Drunken fights. They're entertaining, aren't they? Especially when you're not involved.
I've witnessed many, many inebriated quarrels in public. Perhaps the most dramatic - and thoroughly scary - took place in our flat in Edinburgh, when we invited a couple of lesbian nursing colleagues over for dinner. We're no slouches in the wine-guzzling stakes, but even we were impressed when they turned up with eight bottles of wine in a succession of carrier bags.
Three, four bottles in, our drinking companions loosened up. Five, six bottles in (and we were doing our best to stay coherent), I struck up a gossip-exchange with one of the two about a mutual work colleage.

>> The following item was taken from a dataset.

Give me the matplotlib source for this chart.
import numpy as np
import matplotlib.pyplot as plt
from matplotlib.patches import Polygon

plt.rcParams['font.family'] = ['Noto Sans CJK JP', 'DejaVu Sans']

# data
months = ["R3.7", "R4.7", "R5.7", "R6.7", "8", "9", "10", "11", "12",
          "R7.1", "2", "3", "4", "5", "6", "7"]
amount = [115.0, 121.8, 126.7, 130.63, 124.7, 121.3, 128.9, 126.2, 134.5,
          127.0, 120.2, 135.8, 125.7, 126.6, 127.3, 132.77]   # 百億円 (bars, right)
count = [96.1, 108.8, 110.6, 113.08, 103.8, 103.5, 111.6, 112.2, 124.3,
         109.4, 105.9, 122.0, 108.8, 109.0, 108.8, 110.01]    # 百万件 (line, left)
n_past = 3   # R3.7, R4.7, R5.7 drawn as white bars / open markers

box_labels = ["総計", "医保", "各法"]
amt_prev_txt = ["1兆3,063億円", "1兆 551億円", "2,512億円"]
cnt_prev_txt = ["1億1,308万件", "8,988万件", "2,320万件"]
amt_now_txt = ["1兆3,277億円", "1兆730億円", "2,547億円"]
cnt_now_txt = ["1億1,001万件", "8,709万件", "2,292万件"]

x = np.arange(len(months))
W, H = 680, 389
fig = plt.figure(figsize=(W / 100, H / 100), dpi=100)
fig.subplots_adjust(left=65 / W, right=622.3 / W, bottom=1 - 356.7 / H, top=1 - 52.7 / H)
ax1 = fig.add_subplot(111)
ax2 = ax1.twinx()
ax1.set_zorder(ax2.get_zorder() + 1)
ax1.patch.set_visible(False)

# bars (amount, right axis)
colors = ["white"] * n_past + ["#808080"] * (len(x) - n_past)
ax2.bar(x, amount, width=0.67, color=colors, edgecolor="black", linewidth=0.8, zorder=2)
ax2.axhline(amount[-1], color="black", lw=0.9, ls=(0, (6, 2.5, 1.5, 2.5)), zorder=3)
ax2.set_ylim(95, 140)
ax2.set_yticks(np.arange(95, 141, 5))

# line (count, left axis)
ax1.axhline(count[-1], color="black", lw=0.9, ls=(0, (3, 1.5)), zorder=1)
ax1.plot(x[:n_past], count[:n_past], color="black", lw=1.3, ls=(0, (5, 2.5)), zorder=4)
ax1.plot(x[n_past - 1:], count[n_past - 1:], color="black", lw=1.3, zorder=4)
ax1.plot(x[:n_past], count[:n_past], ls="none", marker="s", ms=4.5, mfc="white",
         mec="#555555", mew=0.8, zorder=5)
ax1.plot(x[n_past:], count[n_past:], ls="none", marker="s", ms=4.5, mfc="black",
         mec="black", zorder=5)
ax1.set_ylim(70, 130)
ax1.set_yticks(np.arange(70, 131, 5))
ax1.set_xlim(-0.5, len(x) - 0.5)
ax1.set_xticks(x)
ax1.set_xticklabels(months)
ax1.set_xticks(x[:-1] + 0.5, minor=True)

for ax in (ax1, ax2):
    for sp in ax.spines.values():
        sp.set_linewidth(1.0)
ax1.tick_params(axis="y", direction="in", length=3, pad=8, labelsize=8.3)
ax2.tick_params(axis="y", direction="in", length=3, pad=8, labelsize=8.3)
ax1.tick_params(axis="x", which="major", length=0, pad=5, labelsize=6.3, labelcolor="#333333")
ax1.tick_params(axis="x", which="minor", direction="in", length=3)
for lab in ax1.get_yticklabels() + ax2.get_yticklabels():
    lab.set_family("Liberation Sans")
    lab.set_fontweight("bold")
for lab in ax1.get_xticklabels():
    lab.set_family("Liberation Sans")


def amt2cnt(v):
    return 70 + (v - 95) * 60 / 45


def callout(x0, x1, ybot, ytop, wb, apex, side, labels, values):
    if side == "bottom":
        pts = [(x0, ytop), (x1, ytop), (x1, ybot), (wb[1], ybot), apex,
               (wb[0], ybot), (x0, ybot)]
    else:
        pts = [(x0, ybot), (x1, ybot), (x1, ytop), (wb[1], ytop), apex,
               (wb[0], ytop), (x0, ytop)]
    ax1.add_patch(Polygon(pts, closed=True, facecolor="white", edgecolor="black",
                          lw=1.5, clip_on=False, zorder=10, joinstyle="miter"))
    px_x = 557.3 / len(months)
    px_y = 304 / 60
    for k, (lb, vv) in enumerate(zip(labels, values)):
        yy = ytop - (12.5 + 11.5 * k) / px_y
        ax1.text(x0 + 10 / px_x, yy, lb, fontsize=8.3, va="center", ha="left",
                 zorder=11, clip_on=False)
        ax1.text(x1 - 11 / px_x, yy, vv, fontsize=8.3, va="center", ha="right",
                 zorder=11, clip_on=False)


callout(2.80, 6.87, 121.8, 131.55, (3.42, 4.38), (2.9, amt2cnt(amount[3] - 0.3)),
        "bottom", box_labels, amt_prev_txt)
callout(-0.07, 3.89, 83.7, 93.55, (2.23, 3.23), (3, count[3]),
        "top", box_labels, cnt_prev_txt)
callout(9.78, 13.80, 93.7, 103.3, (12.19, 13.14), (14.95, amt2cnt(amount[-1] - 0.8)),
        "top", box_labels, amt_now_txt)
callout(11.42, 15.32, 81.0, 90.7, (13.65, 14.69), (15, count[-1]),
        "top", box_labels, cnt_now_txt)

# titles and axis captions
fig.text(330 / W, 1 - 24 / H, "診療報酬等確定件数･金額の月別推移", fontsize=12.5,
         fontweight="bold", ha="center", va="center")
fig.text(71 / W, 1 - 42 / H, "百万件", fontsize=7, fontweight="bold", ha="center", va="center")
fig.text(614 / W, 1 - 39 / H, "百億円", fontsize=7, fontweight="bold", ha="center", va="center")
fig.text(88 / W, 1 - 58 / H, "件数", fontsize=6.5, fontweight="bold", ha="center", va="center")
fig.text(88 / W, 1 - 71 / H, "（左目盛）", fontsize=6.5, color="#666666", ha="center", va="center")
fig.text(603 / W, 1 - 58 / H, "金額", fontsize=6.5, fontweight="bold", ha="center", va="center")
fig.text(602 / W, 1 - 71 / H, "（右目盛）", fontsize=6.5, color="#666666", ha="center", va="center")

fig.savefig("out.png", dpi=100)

"We're over," her partner interjected, suddenly, glaring pointedly at my gossip-mate. "You know why? Because you know too many people. You know too. many. people."

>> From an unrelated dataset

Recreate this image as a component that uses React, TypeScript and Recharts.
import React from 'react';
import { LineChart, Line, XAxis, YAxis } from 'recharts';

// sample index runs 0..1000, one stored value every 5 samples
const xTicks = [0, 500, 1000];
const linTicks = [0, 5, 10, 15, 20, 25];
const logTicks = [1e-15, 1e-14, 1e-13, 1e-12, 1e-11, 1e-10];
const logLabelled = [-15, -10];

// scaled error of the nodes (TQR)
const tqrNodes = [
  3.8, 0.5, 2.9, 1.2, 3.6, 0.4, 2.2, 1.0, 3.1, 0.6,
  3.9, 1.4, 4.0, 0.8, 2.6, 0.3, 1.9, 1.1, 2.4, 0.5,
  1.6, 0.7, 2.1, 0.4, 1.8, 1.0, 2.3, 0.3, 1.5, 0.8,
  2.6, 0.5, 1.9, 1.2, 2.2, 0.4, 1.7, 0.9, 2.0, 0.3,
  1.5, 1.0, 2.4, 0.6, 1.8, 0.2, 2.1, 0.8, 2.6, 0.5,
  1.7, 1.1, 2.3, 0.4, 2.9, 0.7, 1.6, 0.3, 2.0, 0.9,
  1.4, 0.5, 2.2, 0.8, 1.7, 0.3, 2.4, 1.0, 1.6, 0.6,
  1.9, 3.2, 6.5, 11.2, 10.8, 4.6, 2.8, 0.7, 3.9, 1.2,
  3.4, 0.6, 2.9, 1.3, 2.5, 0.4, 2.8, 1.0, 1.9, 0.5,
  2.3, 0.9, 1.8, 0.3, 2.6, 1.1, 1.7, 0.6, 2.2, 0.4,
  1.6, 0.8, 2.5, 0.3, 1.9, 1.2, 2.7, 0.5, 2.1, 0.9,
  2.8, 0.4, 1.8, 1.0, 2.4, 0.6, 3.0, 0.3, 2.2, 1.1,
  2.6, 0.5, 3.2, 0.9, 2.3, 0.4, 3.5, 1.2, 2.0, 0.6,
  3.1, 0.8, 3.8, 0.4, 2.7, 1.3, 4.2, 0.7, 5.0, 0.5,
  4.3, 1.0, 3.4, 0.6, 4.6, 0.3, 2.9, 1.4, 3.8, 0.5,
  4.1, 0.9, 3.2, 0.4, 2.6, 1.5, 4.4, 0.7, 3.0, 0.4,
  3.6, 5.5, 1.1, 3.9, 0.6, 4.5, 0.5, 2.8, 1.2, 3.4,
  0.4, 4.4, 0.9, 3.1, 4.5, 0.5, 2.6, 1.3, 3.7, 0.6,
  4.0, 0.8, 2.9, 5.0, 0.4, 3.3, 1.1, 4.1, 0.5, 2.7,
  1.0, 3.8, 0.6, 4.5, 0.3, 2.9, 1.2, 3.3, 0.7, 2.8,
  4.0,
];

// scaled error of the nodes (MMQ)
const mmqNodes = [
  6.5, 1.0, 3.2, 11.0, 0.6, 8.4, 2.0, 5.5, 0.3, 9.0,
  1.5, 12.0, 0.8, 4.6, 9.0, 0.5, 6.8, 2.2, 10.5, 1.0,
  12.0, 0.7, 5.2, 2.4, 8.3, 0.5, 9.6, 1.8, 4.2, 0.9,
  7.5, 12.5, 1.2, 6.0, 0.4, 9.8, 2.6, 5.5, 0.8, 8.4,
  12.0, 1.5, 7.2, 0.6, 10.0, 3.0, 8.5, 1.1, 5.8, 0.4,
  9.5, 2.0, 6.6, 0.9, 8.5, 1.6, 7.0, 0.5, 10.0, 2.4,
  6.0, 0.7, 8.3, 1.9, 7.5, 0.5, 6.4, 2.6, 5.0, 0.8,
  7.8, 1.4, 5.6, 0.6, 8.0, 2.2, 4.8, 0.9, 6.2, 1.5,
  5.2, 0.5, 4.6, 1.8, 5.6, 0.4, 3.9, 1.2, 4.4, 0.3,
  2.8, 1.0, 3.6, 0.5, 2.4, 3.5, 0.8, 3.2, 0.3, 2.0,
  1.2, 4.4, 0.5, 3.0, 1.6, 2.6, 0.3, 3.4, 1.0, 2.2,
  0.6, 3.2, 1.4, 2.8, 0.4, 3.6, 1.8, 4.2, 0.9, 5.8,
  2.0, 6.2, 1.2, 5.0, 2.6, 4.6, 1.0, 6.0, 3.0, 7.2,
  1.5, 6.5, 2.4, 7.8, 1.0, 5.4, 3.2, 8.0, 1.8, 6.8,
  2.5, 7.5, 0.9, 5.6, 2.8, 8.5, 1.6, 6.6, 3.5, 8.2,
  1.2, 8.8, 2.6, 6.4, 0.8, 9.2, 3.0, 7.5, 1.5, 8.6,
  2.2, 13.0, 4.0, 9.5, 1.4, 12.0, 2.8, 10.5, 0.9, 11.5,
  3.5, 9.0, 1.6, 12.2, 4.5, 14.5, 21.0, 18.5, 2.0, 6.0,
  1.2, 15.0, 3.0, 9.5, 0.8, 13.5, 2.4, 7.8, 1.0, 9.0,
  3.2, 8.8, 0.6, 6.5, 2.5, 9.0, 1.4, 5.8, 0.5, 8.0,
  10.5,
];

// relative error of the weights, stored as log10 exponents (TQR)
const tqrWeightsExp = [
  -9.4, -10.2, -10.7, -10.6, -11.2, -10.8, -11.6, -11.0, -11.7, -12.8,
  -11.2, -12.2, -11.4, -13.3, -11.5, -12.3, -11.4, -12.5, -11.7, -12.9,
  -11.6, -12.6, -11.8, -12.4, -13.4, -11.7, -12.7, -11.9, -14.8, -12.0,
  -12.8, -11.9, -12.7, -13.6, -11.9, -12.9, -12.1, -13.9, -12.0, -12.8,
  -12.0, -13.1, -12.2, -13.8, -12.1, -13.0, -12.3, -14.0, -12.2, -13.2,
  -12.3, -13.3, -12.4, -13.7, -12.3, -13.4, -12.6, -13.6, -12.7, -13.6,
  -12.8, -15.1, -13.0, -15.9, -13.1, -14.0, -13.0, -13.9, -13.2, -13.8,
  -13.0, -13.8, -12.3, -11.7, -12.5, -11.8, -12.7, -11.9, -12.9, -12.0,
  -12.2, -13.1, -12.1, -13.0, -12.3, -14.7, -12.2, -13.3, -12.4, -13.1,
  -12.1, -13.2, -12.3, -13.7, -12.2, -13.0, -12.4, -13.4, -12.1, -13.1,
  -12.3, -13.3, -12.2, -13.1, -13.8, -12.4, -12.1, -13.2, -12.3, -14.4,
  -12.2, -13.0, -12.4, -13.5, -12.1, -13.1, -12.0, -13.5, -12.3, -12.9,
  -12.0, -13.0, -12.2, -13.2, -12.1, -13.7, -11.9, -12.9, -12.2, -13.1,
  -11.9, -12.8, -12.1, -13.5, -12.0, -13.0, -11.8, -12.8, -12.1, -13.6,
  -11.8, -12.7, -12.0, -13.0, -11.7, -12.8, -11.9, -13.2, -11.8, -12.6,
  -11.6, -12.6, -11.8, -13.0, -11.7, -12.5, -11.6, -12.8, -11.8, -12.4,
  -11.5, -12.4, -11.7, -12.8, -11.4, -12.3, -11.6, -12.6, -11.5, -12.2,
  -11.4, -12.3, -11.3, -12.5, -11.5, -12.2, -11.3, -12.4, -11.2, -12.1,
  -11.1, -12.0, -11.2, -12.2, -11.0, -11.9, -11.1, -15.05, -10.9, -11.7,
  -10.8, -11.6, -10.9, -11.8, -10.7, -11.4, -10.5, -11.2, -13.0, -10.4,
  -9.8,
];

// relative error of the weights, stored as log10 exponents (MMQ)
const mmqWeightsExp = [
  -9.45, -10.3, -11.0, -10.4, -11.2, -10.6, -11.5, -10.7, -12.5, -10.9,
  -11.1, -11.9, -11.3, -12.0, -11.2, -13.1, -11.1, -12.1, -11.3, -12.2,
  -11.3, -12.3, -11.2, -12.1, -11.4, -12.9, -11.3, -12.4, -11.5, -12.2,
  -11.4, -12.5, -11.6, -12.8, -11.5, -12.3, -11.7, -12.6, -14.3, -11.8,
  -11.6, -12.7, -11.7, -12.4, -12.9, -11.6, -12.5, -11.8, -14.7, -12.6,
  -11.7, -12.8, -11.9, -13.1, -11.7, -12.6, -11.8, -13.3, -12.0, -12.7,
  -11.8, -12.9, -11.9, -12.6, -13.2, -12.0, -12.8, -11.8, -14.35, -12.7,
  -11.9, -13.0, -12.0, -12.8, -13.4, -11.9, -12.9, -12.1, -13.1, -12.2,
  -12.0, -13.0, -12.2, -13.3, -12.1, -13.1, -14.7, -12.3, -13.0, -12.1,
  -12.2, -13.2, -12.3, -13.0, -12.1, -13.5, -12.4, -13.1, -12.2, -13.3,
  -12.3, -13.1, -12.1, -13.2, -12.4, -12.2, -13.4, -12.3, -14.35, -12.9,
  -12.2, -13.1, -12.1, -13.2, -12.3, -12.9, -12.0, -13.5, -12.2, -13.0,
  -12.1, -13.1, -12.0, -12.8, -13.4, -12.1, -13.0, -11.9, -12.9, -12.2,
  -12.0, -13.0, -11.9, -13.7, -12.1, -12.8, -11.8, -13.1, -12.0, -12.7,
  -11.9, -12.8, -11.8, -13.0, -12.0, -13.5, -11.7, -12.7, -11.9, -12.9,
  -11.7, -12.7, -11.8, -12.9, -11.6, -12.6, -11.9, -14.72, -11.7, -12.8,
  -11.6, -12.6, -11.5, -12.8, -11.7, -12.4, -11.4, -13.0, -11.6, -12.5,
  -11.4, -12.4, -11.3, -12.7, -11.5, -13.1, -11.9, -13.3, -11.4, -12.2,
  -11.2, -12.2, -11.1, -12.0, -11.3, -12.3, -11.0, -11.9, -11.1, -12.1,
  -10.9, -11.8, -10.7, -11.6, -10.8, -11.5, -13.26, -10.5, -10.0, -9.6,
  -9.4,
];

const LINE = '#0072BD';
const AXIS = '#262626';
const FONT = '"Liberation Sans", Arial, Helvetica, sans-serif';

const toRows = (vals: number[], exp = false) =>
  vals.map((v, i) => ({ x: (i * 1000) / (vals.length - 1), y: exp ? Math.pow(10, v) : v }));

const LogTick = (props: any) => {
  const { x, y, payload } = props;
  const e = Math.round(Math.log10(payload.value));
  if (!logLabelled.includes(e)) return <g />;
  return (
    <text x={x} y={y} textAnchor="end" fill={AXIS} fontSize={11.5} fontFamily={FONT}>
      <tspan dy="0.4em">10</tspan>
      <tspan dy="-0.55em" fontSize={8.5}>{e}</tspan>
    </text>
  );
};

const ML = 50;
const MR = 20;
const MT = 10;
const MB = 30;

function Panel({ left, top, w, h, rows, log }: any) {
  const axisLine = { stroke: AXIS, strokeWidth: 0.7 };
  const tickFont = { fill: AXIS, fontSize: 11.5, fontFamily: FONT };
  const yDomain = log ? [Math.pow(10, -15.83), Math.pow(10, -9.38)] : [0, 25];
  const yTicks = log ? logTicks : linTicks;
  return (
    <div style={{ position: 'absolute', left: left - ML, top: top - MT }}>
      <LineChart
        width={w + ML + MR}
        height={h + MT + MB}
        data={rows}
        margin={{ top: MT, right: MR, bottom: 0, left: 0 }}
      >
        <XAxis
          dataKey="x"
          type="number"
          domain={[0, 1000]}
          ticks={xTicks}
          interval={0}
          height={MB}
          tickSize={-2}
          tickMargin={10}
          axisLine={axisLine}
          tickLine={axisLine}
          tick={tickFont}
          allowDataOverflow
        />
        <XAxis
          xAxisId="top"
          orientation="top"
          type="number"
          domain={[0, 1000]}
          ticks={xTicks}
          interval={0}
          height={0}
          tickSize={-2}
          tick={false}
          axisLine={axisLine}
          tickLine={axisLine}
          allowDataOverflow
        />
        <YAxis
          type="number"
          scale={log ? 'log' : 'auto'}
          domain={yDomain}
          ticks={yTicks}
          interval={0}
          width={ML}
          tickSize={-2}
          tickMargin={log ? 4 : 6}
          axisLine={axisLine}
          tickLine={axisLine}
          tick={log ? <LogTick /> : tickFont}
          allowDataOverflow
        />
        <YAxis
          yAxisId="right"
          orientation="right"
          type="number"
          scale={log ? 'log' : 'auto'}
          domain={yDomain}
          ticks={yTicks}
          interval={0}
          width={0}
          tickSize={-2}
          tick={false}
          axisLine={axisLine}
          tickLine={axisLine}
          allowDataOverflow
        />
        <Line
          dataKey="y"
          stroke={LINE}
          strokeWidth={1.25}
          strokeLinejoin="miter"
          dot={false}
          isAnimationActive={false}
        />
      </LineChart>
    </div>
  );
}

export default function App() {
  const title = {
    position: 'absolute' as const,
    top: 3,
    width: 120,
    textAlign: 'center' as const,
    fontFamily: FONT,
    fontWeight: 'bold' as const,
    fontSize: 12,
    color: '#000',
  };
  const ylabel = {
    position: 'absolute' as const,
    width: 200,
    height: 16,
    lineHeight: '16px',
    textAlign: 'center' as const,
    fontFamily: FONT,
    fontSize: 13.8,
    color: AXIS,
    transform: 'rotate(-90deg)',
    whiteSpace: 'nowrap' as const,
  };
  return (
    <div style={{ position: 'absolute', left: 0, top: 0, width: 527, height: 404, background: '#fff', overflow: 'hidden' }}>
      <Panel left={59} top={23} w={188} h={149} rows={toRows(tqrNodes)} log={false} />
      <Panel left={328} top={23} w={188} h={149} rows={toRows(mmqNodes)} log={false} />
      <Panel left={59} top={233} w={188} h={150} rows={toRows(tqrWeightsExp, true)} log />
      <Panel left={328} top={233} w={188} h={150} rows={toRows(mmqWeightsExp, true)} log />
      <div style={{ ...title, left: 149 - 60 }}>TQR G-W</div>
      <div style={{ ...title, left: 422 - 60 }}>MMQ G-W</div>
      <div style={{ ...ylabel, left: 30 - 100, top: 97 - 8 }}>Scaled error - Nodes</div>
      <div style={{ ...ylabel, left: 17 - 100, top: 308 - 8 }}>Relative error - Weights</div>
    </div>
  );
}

Scary moment. These were frighteningly physical people. Anxiously, we pleaded with them not to fight in our flat. They squared off against each other. We put on Patsy Cline. They gradually relaxed. We relaxed. We called a taxi. They left. We relaxed even more.
Not a bar-room brawl, then. My most memorable pub brawls, however, do involve lesbians. I remember an evening in Route 66, an Edinburgh gay bar, when a suited-and-tied bloke decided to mouth off about "fucking poofs" to the poof standing next to him. All of a sudden, a grim of (four, five-foot) bar-dykes swarmed him, picked him up bodily and slung him out the door. The gay men were hanging back, gingerly, looking hands-off and a bit pathetic. (In a crisis, one needs lesbians).